Argentina’s sovereign bond prices have risen in recent months largely on growing expectations that a centre-right candidate will win in October. Candidates for Freedom Advances have averaged just 4 per cent of the vote in recent provincial elections, which Milei blames on the difficulty of “translating voters’ trust in [him] to others”.
A surprise success for Milei at the first date in the electoral calendar, a mandatory nationwide primary poll on August 13, “would be chaos” for the market, said Fernando Marull, founder of Buenos Aires-based economic consultancy FMyA.
Milei’s commitment to dollarisation is a concern for investors. “The Argentine economy isn’t closely linked to the US, so the decisions the US makes about monetary policy will often not be appropriate for Argentina,” said Alejandro Werner, a former IMF western hemisphere director.

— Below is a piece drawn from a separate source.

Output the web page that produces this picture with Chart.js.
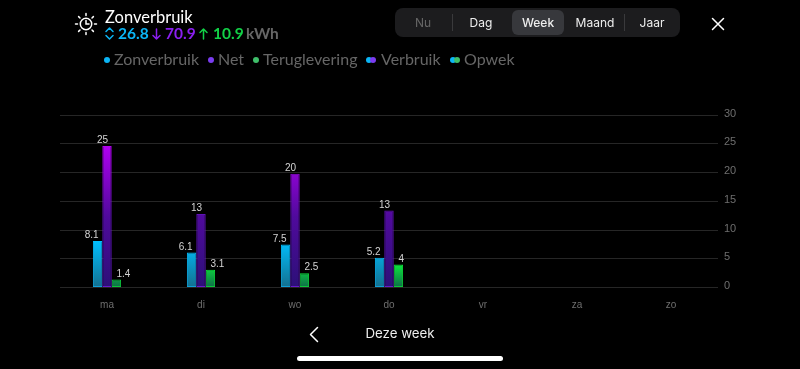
<!DOCTYPE html>
<html lang="nl">
<head>
<meta charset="utf-8">
<title>Zonverbruik</title>
<script src="https://cdn.jsdelivr.net/npm/chart.js@4/dist/chart.umd.min.js"></script>
<style>
  html, body { margin: 0; background: #000; }
  #wrap { position: relative; width: 800px; height: 369px; overflow: hidden; font-family: Lato, sans-serif; }
  #wrap canvas { position: absolute; left: 0; top: 0; }
  .t { position: absolute; white-space: nowrap; line-height: 1; }
  .title { left: 105px; top: 9px; font-size: 16.5px; color: #fff; }
  .sum { top: 26px; font-size: 15.5px; font-weight: 700; }
  .leg { top: 51px; font-size: 16px; color: #666; }
  .dot { position: absolute; width: 6px; height: 6px; border-radius: 50%; top: 56.5px; }
  .seg { position: absolute; left: 395px; top: 8px; width: 285px; height: 29px; background: #1c1c1e; border-radius: 8px; }
  .pill { position: absolute; left: 512px; top: 10px; width: 52px; height: 25px; background: #37383c; border-radius: 6px; }
  .div { position: absolute; top: 14px; width: 1px; height: 17px; background: #3a3a3c; }
  .tab { top: 17px; font-family: Inter, sans-serif; font-size: 12px; color: #eee; transform: translateX(-50%); }
  .home { position: absolute; left: 297px; top: 356px; width: 206px; height: 5px; background: #fff; border-radius: 3px; }
  svg { position: absolute; overflow: visible; }
</style>
</head>
<body>
<div id="wrap">
  <canvas id="chart" width="800" height="369"></canvas>

  <svg style="left:74px;top:12px" width="24" height="24" viewBox="0 0 24 24" fill="none" stroke="#fff" stroke-width="1.5" stroke-linecap="round">
    <circle cx="12" cy="12" r="5.7"/>
    <path d="M12 8.6V12H15M12 1.5V3.5M12 20.5V22.5M1.5 12H3.5M20.5 12H22.5M4.6 4.6L6 6M18 18L19.4 19.4M19.4 4.6L18 6M6 18L4.6 19.4"/>
  </svg>
  <div class="t title">Zonverbruik</div>

  <svg style="left:105px;top:27px" width="9" height="13" fill="none" stroke="#0bb5f5" stroke-width="1.5" stroke-linecap="round" stroke-linejoin="round">
    <path d="M1 4.5L4.5 1L8 4.5M1 8.5L4.5 12L8 8.5"/>
  </svg>
  <div class="t sum" style="left:118px;color:#0bb5f5" id="sumSolar"></div>
  <svg style="left:152px;top:28px" width="9" height="12" fill="none" stroke="#8a1ff0" stroke-width="1.5" stroke-linecap="round" stroke-linejoin="round">
    <path d="M4.5 1V11M1 7.5L4.5 11L8 7.5"/>
  </svg>
  <div class="t sum" style="left:165px;color:#8a1ff0" id="sumNet"></div>
  <svg style="left:199px;top:28px" width="9" height="12" fill="none" stroke="#12d147" stroke-width="1.5" stroke-linecap="round" stroke-linejoin="round">
    <path d="M4.5 11V1M1 4.5L4.5 1L8 4.5"/>
  </svg>
  <div class="t sum" style="left:213px;color:#12d147" id="sumReturn"></div>
  <div class="t sum" style="left:246px;color:#666">kWh</div>

  <div class="dot" style="left:104px;background:#0bb5f5"></div>
  <div class="t leg" style="left:114px">Zonverbruik</div>
  <div class="dot" style="left:208px;background:#7a3cf0"></div>
  <div class="t leg" style="left:218px">Net</div>
  <div class="dot" style="left:253px;background:#3fbf6a"></div>
  <div class="t leg" style="left:263px">Teruglevering</div>
  <div class="dot" style="left:366px;background:#0bb5f5"></div>
  <div class="dot" style="left:370px;background:#7a3cf0"></div>
  <div class="t leg" style="left:381px">Verbruik</div>
  <div class="dot" style="left:450px;background:#0bb5f5"></div>
  <div class="dot" style="left:454px;background:#3fbf6a"></div>
  <div class="t leg" style="left:464px">Opwek</div>

  <div class="seg"></div>
  <div class="pill"></div>
  <div class="div" style="left:452px"></div>
  <div class="div" style="left:624px"></div>
  <div class="t tab" style="left:423px;color:#666">Nu</div>
  <div class="t tab" style="left:481px">Dag</div>
  <div class="t tab" style="left:538px;font-weight:500">Week</div>
  <div class="t tab" style="left:595px">Maand</div>
  <div class="t tab" style="left:652px">Jaar</div>

  <svg style="left:712px;top:18px" width="12" height="12" stroke="#fff" stroke-width="1.5" stroke-linecap="round">
    <path d="M0.5 0.5L11.5 11.5M11.5 0.5L0.5 11.5"/>
  </svg>
  <svg style="left:310px;top:327px" width="8" height="15" fill="none" stroke="#fff" stroke-width="1.5" stroke-linecap="round" stroke-linejoin="round">
    <path d="M7.5 0.5L0.5 7.5L7.5 14.5"/>
  </svg>
  <div class="t" style="left:400px;top:327px;transform:translateX(-50%);font-family:Inter,sans-serif;font-size:13.3px;color:#eee">Deze week</div>
  <div class="home"></div>
</div>

<script>
"use strict";

const days = ["ma", "di", "wo", "do", "vr", "za", "zo"];
const solarUse = [8.1, 6.1, 7.5, 5.2, null, null, null];
const netUse = [24.6, 12.8, 19.8, 13.4, null, null, null];
const returned = [1.4, 3.1, 2.5, 4, null, null, null];
const totals = { sumSolar: "26.8", sumNet: "70.9", sumReturn: "10.9" };
const yTicks = [0, 5, 10, 15, 20, 25, 30];

Object.keys(totals).forEach((id) => {
  document.getElementById(id).textContent = totals[id];
});

// Colours run from the series' own maximum down to zero, so low bars look darker
function gradient(values, stops) {
  return (ctx) => {
    const { chart } = ctx;
    if (!chart.chartArea) return stops[0];
    const y = chart.scales.y;
    const g = chart.ctx.createLinearGradient(0, y.getPixelForValue(Math.max(...values)), 0, y.getPixelForValue(0));
    stops.forEach((c, i) => g.addColorStop(i / (stops.length - 1), c));
    return g;
  };
}

function formatLabel(v) {
  return v >= 10 ? String(Math.round(v)) : String(v);
}

// Labels hug the bar's centre: first two series to the left, last one to the right
const barLabels = {
  id: "barLabels",
  afterDatasetsDraw(chart) {
    const { ctx } = chart;
    ctx.save();
    ctx.font = "10px 'Liberation Sans'";
    ctx.fillStyle = "#d4d4d4";
    ctx.textBaseline = "bottom";
    chart.data.datasets.forEach((ds, i) => {
      chart.getDatasetMeta(i).data.forEach((bar, j) => {
        if (ds.data[j] == null) return;
        ctx.textAlign = i === 2 ? "left" : "right";
        ctx.fillText(formatLabel(ds.data[j]), bar.x + (i === 2 ? 0 : 1), bar.y - 0.5);
      });
    });
    ctx.restore();
  },
};

function barSet(label, data, fill, edge) {
  return {
    label,
    data,
    backgroundColor: gradient(data.filter((v) => v != null), fill),
    borderColor: gradient(data.filter((v) => v != null), edge),
    borderWidth: 1,
    borderSkipped: false,
    barPercentage: 1,
    categoryPercentage: 0.3,
  };
}

new Chart(document.getElementById("chart"), {
  type: "bar",
  data: {
    labels: days,
    datasets: [
      barSet("Zonverbruik", solarUse, ["#00c0ff", "#146f8e"], ["#00c0ff", "#10a0d8"]),
      barSet("Net", netUse, ["#b000f0", "#4f0a9c", "#2c1078"], ["#b000f0", "#5c12b4", "#6a18d0"]),
      barSet("Teruglevering", returned, ["#0ce63c", "#0f6a4a"], ["#0ce63c", "#0cc53a"]),
    ],
  },
  plugins: [barLabels],
  options: {
    responsive: false,
    animation: false,
    layout: { padding: { left: 60, top: 115, right: 0, bottom: 0 } },
    plugins: { legend: { display: false }, tooltip: { enabled: false } },
    scales: {
      x: {
        grid: { display: false },
        border: { display: false },
        ticks: { color: "#6e6e6e", font: { size: 10, family: "'Liberation Sans'" }, padding: 4, maxRotation: 0 },
        afterFit(axis) { axis.height = 81.4; },
      },
      y: {
        position: "right",
        min: 0,
        max: 30,
        afterBuildTicks(axis) { axis.ticks = yTicks.map((value) => ({ value })); },
        afterFit(axis) { axis.width = 82; },
        grid: { color: "#262626", lineWidth: 1, drawTicks: false },
        border: { display: false },
        ticks: {
          color: "#6e6e6e",
          padding: 6,
          font: { size: 11, family: "'Liberation Sans'", lineHeight: "3px" },
          // blank second line lifts the number just above its grid line
          callback: (v) => [String(v), ""],
        },
      },
    },
  },
});
</script>
</body>
</html>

Milei dismisses a scenario in which Argentines are hit by US rate increases during a local economic downturn. “If you are afraid, you should get a fixed-rate loan, or if you are on a variable rate, you cover yourself from the risk using derivatives.”
Milei cited a “menu” of options to raise the $40bn he claims are necessary to convert pesos at the market exchange rate.
One is to offer government debt held by public sector entities to the market, which critics say could send bond prices plummeting. Another is to establish a trust in the US holding Argentine assets, such as shares in state energy group YPF, to use as collateral to back new bonds.
Milei is an anglophile — a fan of Margaret Thatcher and Winston Churchill, and was a singer in a Rolling Stones tribute band in his teens.
But as an economic role model for Argentina he cited Ireland, whose low tax regime has lured big multinationals to post profits in Dublin. “They did reforms, and their per capita GDP [gross domestic product] has more than sextupled in the last 30 years,” he said. “I’d like [Argentina] to look like Ireland.”